Pemerintahan minoritas Prancis pimpinan Perdana Menteri François Bayrou kolaps pada Senin menyusul mosi percaya yang menentukan, dengan 364 anggota parlemen menolaknya dan 194 mendukung.
Bayrou kini harus menyerahkan pengunduran diri kabinetnya kepada Presiden Emmanuel Macron. Kendati pemungutan suara ini tidak secara langsung menargetkan kepresidenan, kekalahan ini tetap saja menjadi pukulan telak bagi Macron.
Prancis tengah terlilit utang dan menghadapi tekanan mendesak untuk menahan laju defisit keuangan publik.
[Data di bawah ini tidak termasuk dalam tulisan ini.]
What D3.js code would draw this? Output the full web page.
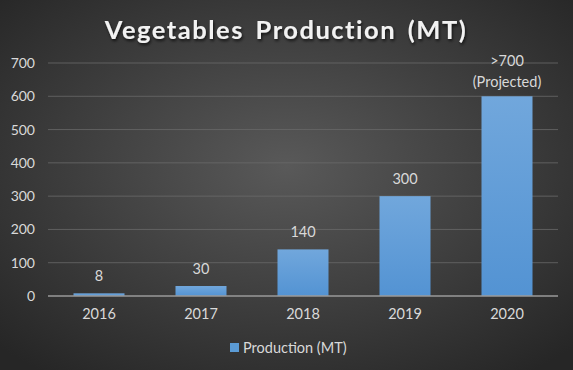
<!DOCTYPE html>
<html>
<head>
<meta charset="utf-8">
<script src="https://cdn.jsdelivr.net/npm/d3@7"></script>
<style>
  html, body { margin: 0; padding: 0; background: #262626; }
  svg { display: block; font-family: Lato, "Open Sans", sans-serif; }
</style>
</head>
<body>
<svg id="chart" width="573" height="370"></svg>
<script>
const years = ["2016", "2017", "2018", "2019", "2020"];
const production = [8, 30, 140, 300, 600];
const valueLabels = [["8"], ["30"], ["140"], ["300"], [">700", "(Projected)"]];
const yTicks = [0, 100, 200, 300, 400, 500, 600, 700];

const width = 573, height = 370;
const margin = { top: 63, right: 15, bottom: 74, left: 48 };

const svg = d3.select("#chart");
const defs = svg.append("defs");

// background, dark radial like the excel style
const bg = defs.append("radialGradient").attr("id", "bg")
  .attr("cx", "50%").attr("cy", "45%").attr("r", "70%");
bg.append("stop").attr("offset", "0").attr("stop-color", "#595959");
bg.append("stop").attr("offset", "1").attr("stop-color", "#262626");

const barGrad = defs.append("linearGradient").attr("id", "bar")
  .attr("x1", "0").attr("y1", "0").attr("x2", "0").attr("y2", "1");
barGrad.append("stop").attr("offset", "0").attr("stop-color", "#71a7dc");
barGrad.append("stop").attr("offset", "1").attr("stop-color", "#5393d3");

const shadow = defs.append("filter").attr("id", "shadow")
  .attr("x", "-10%").attr("y", "-30%").attr("width", "120%").attr("height", "160%");
shadow.append("feDropShadow").attr("dx", 1).attr("dy", 2)
  .attr("stdDeviation", 1.5).attr("flood-color", "#000").attr("flood-opacity", 0.7);

svg.append("rect").attr("width", width).attr("height", height).attr("fill", "url(#bg)");

svg.append("text")
  .attr("x", 286).attr("y", 39)
  .attr("text-anchor", "middle")
  .attr("fill", "#f2f2f2")
  .attr("font-size", 25.5).attr("font-weight", 700)
  .attr("letter-spacing", 1.5)
  .attr("word-spacing", 4)
  .attr("filter", "url(#shadow)")
  .text("Vegetables Production (MT)");

const x = d3.scaleBand()
  .domain(years)
  .range([margin.left, width - margin.right])
  .paddingInner(0.5).paddingOuter(0.25);

const y = d3.scaleLinear()
  .domain([0, 700])
  .range([height - margin.bottom, margin.top]);

// gridlines
svg.append("g")
  .selectAll("line")
  .data(yTicks.filter(d => d > 0))
  .join("line")
  .attr("x1", margin.left).attr("x2", width - margin.right)
  .attr("y1", d => y(d)).attr("y2", d => y(d))
  .attr("stroke", "#6a6a6a").attr("stroke-width", 0.8);

// y axis labels
const yAxis = svg.append("g")
  .attr("transform", `translate(${margin.left - 12},0)`)
  .call(d3.axisLeft(y).tickValues(yTicks).tickSize(0));
yAxis.select(".domain").remove();
yAxis.selectAll("text")
  .attr("fill", "#d9d9d9").attr("font-size", 14)
  .attr("font-family", "Lato, 'Open Sans', sans-serif")
  .attr("x", -1).attr("text-anchor", "end");

// bars
svg.append("g")
  .selectAll("rect")
  .data(production)
  .join("rect")
  .attr("x", (d, i) => x(years[i]))
  .attr("y", d => y(d))
  .attr("width", x.bandwidth())
  .attr("height", d => y(0) - y(d))
  .attr("fill", "url(#bar)");

// x axis
const xAxis = svg.append("g")
  .attr("transform", `translate(0,${y(0)})`)
  .call(d3.axisBottom(x).tickSize(0).tickPadding(13));
xAxis.select(".domain").attr("stroke", "#9a9a9a").attr("stroke-width", 1.3)
  .attr("d", `M${margin.left},0H${width - margin.right}`);
xAxis.selectAll("text")
  .attr("fill", "#d9d9d9").attr("font-size", 14.5)
  .attr("font-family", "Lato, 'Open Sans', sans-serif");

// value labels
const labels = svg.append("g")
  .selectAll("text")
  .data(production)
  .join("text")
  .attr("text-anchor", "middle")
  .attr("fill", "#d9d9d9").attr("font-size", 14.5);
labels.each(function (d, i) {
  const lines = valueLabels[i];
  const cx = x(years[i]) + x.bandwidth() / 2;
  const offset = lines.length > 1 ? 9 : 12;
  const base = y(d) - offset - (lines.length - 1) * 21;
  d3.select(this).selectAll("tspan")
    .data(lines)
    .join("tspan")
    .attr("x", cx)
    .attr("y", (t, j) => base + j * 21)
    .text(t => t);
});

// legend
const legend = svg.append("g").attr("transform", "translate(230,343)");
legend.append("rect").attr("width", 9).attr("height", 9).attr("fill", "#5b9bd5");
legend.append("text").attr("x", 13).attr("y", 9.5)
  .attr("fill", "#d9d9d9").attr("font-size", 14.5)
  .text("Production (MT)");
</script>
</body>
</html>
Bayrou telah mengajukan pemotongan anggaran senilai hampir €44 miliar ($51,6 miliar) untuk tahun depan, termasuk penghapusan dua hari libur nasional — sebuah langkah yang ditolak secara luas oleh publik.
Macron kini berada dibawah tekanan untuk bertindak cepat dan menunjuk seorang perdana menteri baru guna menghindari dampak politik lanjutan.
Tantangannya adalah bahwa baik blok sentrisnya, aliansi sayap kiri, maupun Partai Nasional sayap kanan Marine Le Pen tidak memegang mayoritas di Majelis Nasional.
Bayrou merupakan perdana menteri kedua yang gagal dalam waktu hanya setahun lebih di tengah lanskap politik yang kompleks ini, dan masih belum jelas dengan siapa Macron dapat bekerjasama untuk membentuk pemerintahan yang stabil.
Sebuah opsi kedua yang mungkin
Macron dapat membubarkan Majelis Nasional dan menggelar pemilu baru, seperti yang dilakukannya usai kekalahan blok sentrisnya dalam pemilu Eropa tahun lalu, demi menciptakan mayoritas parlementer yang lebih jelas.
Namun, masih belum pasti apakah para pemilih Prancis akan membuat pilihan yang jauh berbeda, dan majelis rendah bisa jadi tetap terpecah seperti sekarang, sehingga membuat tata kelola pemerintahan sama sulitnya.
Koalisi lintas partai tidak lazim di Prancis, dan mengadakan pemilu baru juga akan membawa risiko bagi Macron. Partai Nasional Le Pen atau aliansi sayap kiri bisa saja memenangkan mayoritas mutlak, yang memaksa presiden untuk menunjuk seorang perdana menteri dari jajaran mereka. Dalam skenario seperti itu, yang dikenal sebagai kohabitasi, Macron harus berbagi kekuasaan, yang secara signifikan mengurangi pengaruhnya.
Meskipun Macron berulang kali menyatakan bahwa ia tidak ingin membubarkan majelis lagi, ia tidak secara kategoris menutup kemungkinan tersebut.
Namun, keruntuhan pemerintah bukan semata-mata masalah politik.
Prancis sangat membutuhkan untuk mengukuhkan kebijakan penghematannya dan mengesahkan anggaran untuk tahun depan. Ketidakstabilan politik yang berkepanjangan dapat berujung pada hilangnya kepercayaan di pasar, yang selanjutnya membebani kondisi keuangan.
Terlepas dari berbagai krisis internasional, Macron kini kemungkinan akan fokus pada urusan domestik dan diperkirakan akan mengambil langkah mundur dari panggung internasional dalam beberapa hari mendatang.
Prospek politik domestik
Masalah Macron kemungkinan akan intensif menyusul pemungutan suara ini. Partai La France Insoumise (LFI) sayap kiri telah menyerukan pengangkatannya dan menggelar pemilu presiden lebih awal, meskipun jadwal pemilu seharusnya baru digelar pada 2027.
Partai Nasional Le Pen juga mendorong diadakannya pemilu, baik melalui pembubaran majelis atau pengunduran diri Macron.
Macron tidak dapat mencalonkan diri untuk periode ketiga pada 2027 karena dibatasi oleh konstitusi. Masih belum jelas siapa yang akan dicalonkan blok sentrisnya sebagai penerus. Banyak kalangan moderat khawatir bahwa Le Pen, setelah beberapa kali upaya gagal, kini bisa memenangkan kursi kepresidenan. Namun, sebuah perkara hukum yang sedang berlangsung mempertanyakan apakah ia bahkan akan dapat mencalonkan diri.